At Parksland Retreat Center. there is a half of a mile of this stream running through the forest’s canyon. There are dozens of acres of solitude, surrounded on three sides by the Talladega National Forest. My mind has associations of the 40 years since I was last in this state. I hear from inside “Alabama Getaway”,” Sweet Home Alabama,” “What we have here is a failure to communicate.” I think of “Easy Rider” and rifle racks, as I drive down the interstate. Times have changed.

After wandering nude in the small sedan, through increasingly rustic back woods, we find the name of the street to turn off onto written by hand and unofficially, on the back of a stop sign at a quiet shady intersection.
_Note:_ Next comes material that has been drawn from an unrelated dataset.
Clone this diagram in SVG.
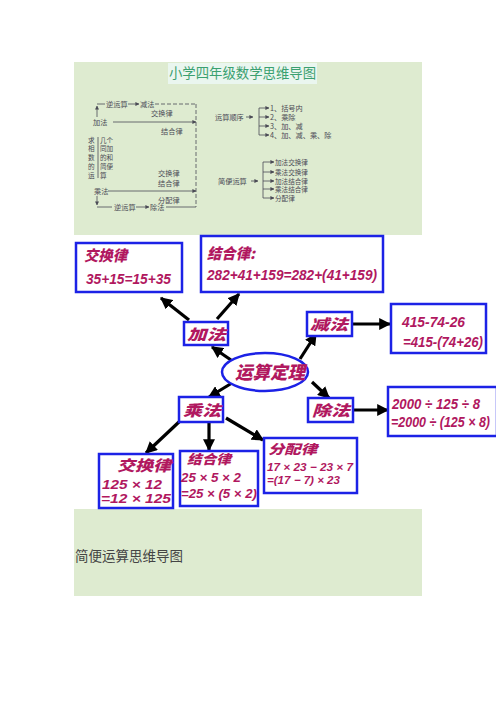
<svg xmlns="http://www.w3.org/2000/svg" width="496" height="702" viewBox="0 0 496 702">
<defs>
<style>
.sm{font-family:"Noto Sans CJK SC","Liberation Sans",sans-serif;font-size:7.2px;fill:#4a4a55}
.st{font-size:6.6px}
.ln{stroke:#4a4a55;stroke-width:0.8;fill:none}
.dl{stroke:#4a4a55;stroke-width:0.8;fill:none;stroke-dasharray:4 2}
.box{fill:#fff;stroke:#1c22e6;stroke-width:2.5}
.hw{font-family:"Noto Sans CJK SC",sans-serif;font-weight:900;font-style:italic;fill:#b1185f}
.num{font-family:"Liberation Sans","DejaVu Sans",sans-serif;font-style:italic;font-weight:bold;fill:#b1185f}
.arr{stroke:#000;stroke-width:3.2;fill:none;marker-end:url(#ah)}
.sa{marker-end:url(#sh)}
</style>
<marker id="ah" viewBox="0 0 10 10" markerUnits="userSpaceOnUse" markerWidth="12" markerHeight="12" refX="9" refY="5" orient="auto">
<path d="M0,0 L10,5 L0,10 z" fill="#000"/>
</marker>
<marker id="sh" viewBox="0 0 10 10" markerUnits="userSpaceOnUse" markerWidth="4" markerHeight="4" refX="9" refY="5" orient="auto">
<path d="M0,0 L10,5 L0,10 z" fill="#4a4a55"/>
</marker>
</defs>

<!-- page panel -->
<rect x="74" y="62" width="348" height="534" fill="#deebd0"/>
<rect x="168" y="63" width="149" height="21" fill="#eaf6ef"/>
<text x="242.5" y="78" text-anchor="middle" font-family="Noto Sans CJK SC,sans-serif" font-size="13.5" fill="#3aa070" textLength="147" lengthAdjust="spacingAndGlyphs">小学四年级数学思维导图</text>

<!-- small diagram left -->
<g id="small-left">
<line class="ln" x1="97" y1="104" x2="105" y2="104"/>
<text class="sm" x="106" y="106.5">逆运算</text>
<line class="ln sa" x1="128" y1="104" x2="139" y2="104"/>
<text class="sm" x="140" y="106.5">减法</text>
<line class="dl" x1="155" y1="104" x2="196" y2="104"/>
<line class="dl" x1="196" y1="104" x2="196" y2="207"/>
<line class="ln sa" x1="97" y1="117" x2="97" y2="106"/>
<text class="sm" x="151" y="115.5">交换律</text>
<text class="sm" x="93" y="124.5">加法</text>
<line class="ln sa" x1="113" y1="122" x2="196" y2="122"/>
<text class="sm" x="161" y="133.5">结合律</text>
<text class="sm st"><tspan x="88" y="142.5">求</tspan><tspan x="88" y="150.5">相</tspan><tspan x="88" y="159.5">数</tspan><tspan x="88" y="168.5">的</tspan><tspan x="88" y="177.5">运</tspan></text>
<line class="ln" x1="98" y1="137" x2="98" y2="178"/>
<text class="sm st"><tspan x="100" y="142.5">几个</tspan><tspan x="100" y="150.5">同加</tspan><tspan x="100" y="159.5">的和</tspan><tspan x="100" y="168.5">简便</tspan><tspan x="100" y="177.5">算</tspan></text>
<text class="sm"><tspan x="158" y="175.5">交换律</tspan><tspan x="158" y="185.5">结合律</tspan></text>
<text class="sm" x="94" y="193.5">乘法</text>
<line class="ln sa" x1="108" y1="191" x2="196" y2="191"/>
<text class="sm" x="158" y="202.5">分配律</text>
<line class="ln sa" x1="97" y1="196" x2="97" y2="205"/>
<line class="ln" x1="97" y1="207" x2="112" y2="207"/>
<text class="sm" x="114" y="209.5">逆运算</text>
<line class="ln sa" x1="136" y1="207" x2="149" y2="207"/>
<text class="sm" x="150" y="209.5">除法</text>
<line class="ln" x1="166" y1="207" x2="196" y2="207"/>
</g>

<!-- small diagram right -->
<g id="small-right">
<text class="sm" x="215" y="119.5">运算顺序</text>
<line class="ln sa" x1="246" y1="117" x2="253" y2="117"/>
<line class="ln" x1="259" y1="108" x2="259" y2="135"/>
<line class="ln sa" x1="259" y1="108" x2="269" y2="108"/>
<line class="ln sa" x1="259" y1="117" x2="269" y2="117"/>
<line class="ln sa" x1="259" y1="126" x2="269" y2="126"/>
<line class="ln sa" x1="259" y1="135" x2="269" y2="135"/>
<text class="sm"><tspan x="270" y="110.5">1、括号内</tspan><tspan x="270" y="119.5">2、乘除</tspan><tspan x="270" y="128.5">3、加、减</tspan><tspan x="270" y="137.5">4、加、减、乘、除</tspan></text>
<text class="sm" x="218" y="183.5">简便运算</text>
<line class="ln sa" x1="251" y1="181" x2="258" y2="181"/>
<line class="ln" x1="263" y1="162" x2="263" y2="198"/>
<line class="ln sa" x1="263" y1="162" x2="274" y2="162"/>
<line class="ln sa" x1="263" y1="172" x2="274" y2="172"/>
<line class="ln sa" x1="263" y1="181" x2="274" y2="181"/>
<line class="ln sa" x1="263" y1="189" x2="274" y2="189"/>
<line class="ln sa" x1="263" y1="198" x2="274" y2="198"/>
<text class="sm st"><tspan x="275" y="164.5">加法交换律</tspan><tspan x="275" y="174.5">乘法交换律</tspan><tspan x="275" y="183.5">加法结合律</tspan><tspan x="275" y="191.5">乘法结合律</tspan><tspan x="275" y="200.5">分配律</tspan></text>
</g>

<!-- mind map image area -->
<rect x="74" y="235" width="422" height="274" fill="#fff"/>

<g id="connectors">
<line class="arr" x1="189" y1="320" x2="161" y2="298"/>
<line class="arr" x1="217" y1="319" x2="239" y2="294"/>
<line class="arr" x1="231" y1="360" x2="212" y2="347"/>
<line class="arr" x1="300" y1="359" x2="316" y2="334"/>
<line class="arr" x1="352" y1="324" x2="390" y2="324"/>
<line class="arr" x1="312" y1="382" x2="329" y2="398"/>
<line class="arr" x1="353" y1="410" x2="388" y2="410"/>
<line class="arr" x1="232" y1="383" x2="209" y2="397"/>
<line class="arr" x1="180" y1="421" x2="146" y2="453"/>
<line class="arr" x1="209" y1="423" x2="209" y2="450"/>
<line class="arr" x1="226" y1="418" x2="263" y2="440"/>
</g>

<g id="add-comm">
<rect class="box" x="76" y="243" width="106" height="49"/>
<text class="hw" x="84" y="261" font-size="15" textLength="43" lengthAdjust="spacingAndGlyphs">交换律</text>
<text class="num" x="86" y="284" font-size="15" textLength="85" lengthAdjust="spacingAndGlyphs">35+15=15+35</text>
</g>
<g id="add-assoc">
<rect class="box" x="201" y="236" width="182" height="56"/>
<text class="hw" x="207" y="259" font-size="15" textLength="48" lengthAdjust="spacingAndGlyphs">结合律:</text>
<text class="num" x="207" y="280" font-size="14" textLength="170" lengthAdjust="spacingAndGlyphs">282+41+159=282+(41+159)</text>
</g>
<g id="add">
<rect class="box" x="184" y="322" width="44" height="23"/>
<text class="hw" x="187" y="339.5" font-size="15" textLength="39" lengthAdjust="spacingAndGlyphs">加法</text>
</g>
<g id="sub">
<rect class="box" x="307" y="312" width="45" height="24"/>
<text class="hw" x="310" y="329.5" font-size="15" textLength="38" lengthAdjust="spacingAndGlyphs">减法</text>
</g>
<g id="sub-rule">
<rect class="box" x="391" y="304" width="95" height="49"/>
<text class="num" x="402" y="327" font-size="14" textLength="63" lengthAdjust="spacingAndGlyphs">415-74-26</text>
<text class="num" x="403" y="347" font-size="14" textLength="80" lengthAdjust="spacingAndGlyphs">=415-(74+26)</text>
</g>
<g id="center">
<ellipse cx="265" cy="372" rx="43" ry="19" fill="#fff" stroke="#1c22e6" stroke-width="2.5"/>
<text class="hw" x="235" y="378.5" font-size="18" textLength="70" lengthAdjust="spacingAndGlyphs">运算定理</text>
</g>
<g id="mul">
<rect class="box" x="179" y="397" width="44" height="25"/>
<text class="hw" x="183" y="416" font-size="15" textLength="38" lengthAdjust="spacingAndGlyphs">乘法</text>
</g>
<g id="div">
<rect class="box" x="308" y="398" width="45" height="24"/>
<text class="hw" x="312" y="416" font-size="15" textLength="38" lengthAdjust="spacingAndGlyphs">除法</text>
</g>
<g id="div-rule">
<rect class="box" x="388" y="387" width="109" height="49"/>
<text class="num" x="392" y="409" font-size="14" textLength="88" lengthAdjust="spacingAndGlyphs">2000 ÷ 125 ÷ 8</text>
<text class="num" x="391" y="427" font-size="14" textLength="99" lengthAdjust="spacingAndGlyphs">=2000 ÷ (125 × 8)</text>
</g>
<g id="mul-comm">
<rect class="box" x="99" y="454" width="74" height="54"/>
<text class="hw" x="117" y="471" font-size="15" textLength="54" lengthAdjust="spacingAndGlyphs">交换律</text>
<text class="num" x="102" y="489" font-size="13" textLength="60" lengthAdjust="spacingAndGlyphs">125 × 12</text>
<text class="num" x="101" y="503" font-size="13" textLength="70" lengthAdjust="spacingAndGlyphs">=12 × 125</text>
</g>
<g id="mul-assoc">
<rect class="box" x="180" y="451" width="78" height="55"/>
<text class="hw" x="187" y="464" font-size="13" textLength="44" lengthAdjust="spacingAndGlyphs">结合律</text>
<text class="num" x="181" y="482" font-size="13" textLength="60" lengthAdjust="spacingAndGlyphs">25 × 5 × 2</text>
<text class="num" x="181" y="498" font-size="13" textLength="76" lengthAdjust="spacingAndGlyphs">=25 × (5 × 2)</text>
</g>
<g id="distrib">
<rect class="box" x="264" y="438" width="93" height="55"/>
<text class="hw" x="268" y="454" font-size="13" textLength="49" lengthAdjust="spacingAndGlyphs">分配律</text>
<text class="num" x="267" y="471" font-size="11.5" textLength="86" lengthAdjust="spacingAndGlyphs">17 × 23 − 23 × 7</text>
<text class="num" x="267" y="484" font-size="11.5" textLength="73" lengthAdjust="spacingAndGlyphs">=(17 − 7) × 23</text>
</g>

<text x="75" y="561" font-family="Noto Sans CJK SC,sans-serif" font-size="13.5" fill="#444" textLength="108" lengthAdjust="spacingAndGlyphs">简便运算思维导图</text>
</svg>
The directions become clear from here on, as the pavement becomes chip-seal and then graded dirt, and lastly a trail sprinkled with gravel into the woods.

We arrive to find a parking lot at the rustic gate and see that there is no vehicular traffic after this point. There is nobody about but a small troop of black chickens minding their own business in the brush.

We’re early, having traveled from Georgia and forgetting the time zone change. We decide to explore, after all, we’re expected and there is a compelling joy of free nudity after a week amongst the textile world.

We follow the system of trails through the forested hillsides.

Most of these lead downhill. Amongst the tall straight trees there are several 15 foot diameter bell tents set for a glamping atmosphere.

Nestled in the trees, a wooden sitting porch accompanies each one.

Each white domain is obviously set to maximize privacy.  I think that this can be a place of sojourn.

We decide to take a spot at a remote camp at the far end of one of the trails. It’s next to the stream. There is a bio-diverse path wandering past this campsite. We feel pretty much on our own here. Something feels safe about it.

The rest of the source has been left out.